Abimelech (oratorio) - Background

Background

Years before, Smart wrote a libretto for an oratorio called Hannah. Like Hannah, Smart most likely wrote the work out of a need to earn money. However, his previous oratorio only lasted a few nights, and Smart hoped that his second could succeed where the other failed. This would be the last work in Smart's final years that was written completely for adults.

An advertisement for Abimelech ran in the "Musical Intelligencer" section, of the Public Advertiser, on 16 March which said:

"YOUNG Abimilech will be exercised on Foote's Theatrical Heath on Wednesday next, when he will run three Trial-heats. He was bred by the celebrated Kit Crazy, who rode flying Pegasus the great Match round the Hop-Garden and who is universally allowed to be a SMART Fellow, and a tolerable Psalmodist. Abimilech is half Brothers to Saul, which beat Sampson on Friday 19th of February, tho' the Odds in the upper half of the Scaffold were Three and a Half to One. Abimilech has been a long while in Training under little Arnold, a Man of sound-Knowledge, who tho' of a diminutive Size, hath such amazing Strength in his Composition, that, when he gets with his Airs, he will seize on any Man alive, and take him by the Ears."
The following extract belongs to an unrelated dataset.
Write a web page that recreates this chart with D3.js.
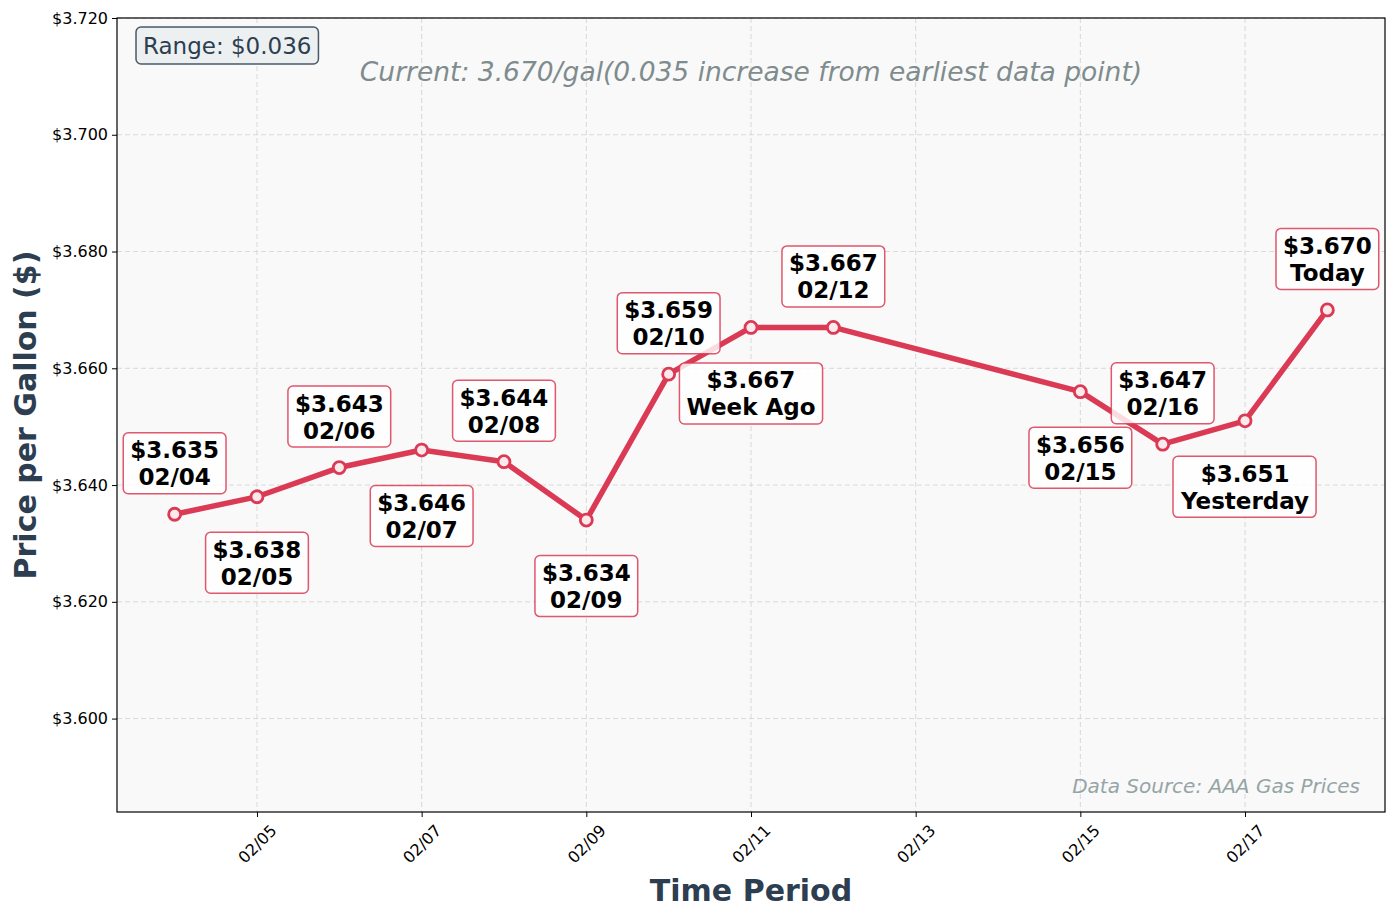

Abimelech was performed once at the Theatre Royal on 18 March 1768 and once, after Smart's death, at Covent Garden on 25 March 1772. There are no surviving scores for Abimelech, but the libretto was sold during its run at the Theatre Royal, Haymarket, in 1768 and the run of the revised version of the oratorio at the Covent-Garden in 1772. These works were published anonymously but Charles Burney, Smart's friend, attributes the libretto to Smart and pasticcios from Handel in his General History of Music. The "pasticcios" were musical selections from Handel used by the composer Samuel Arnold.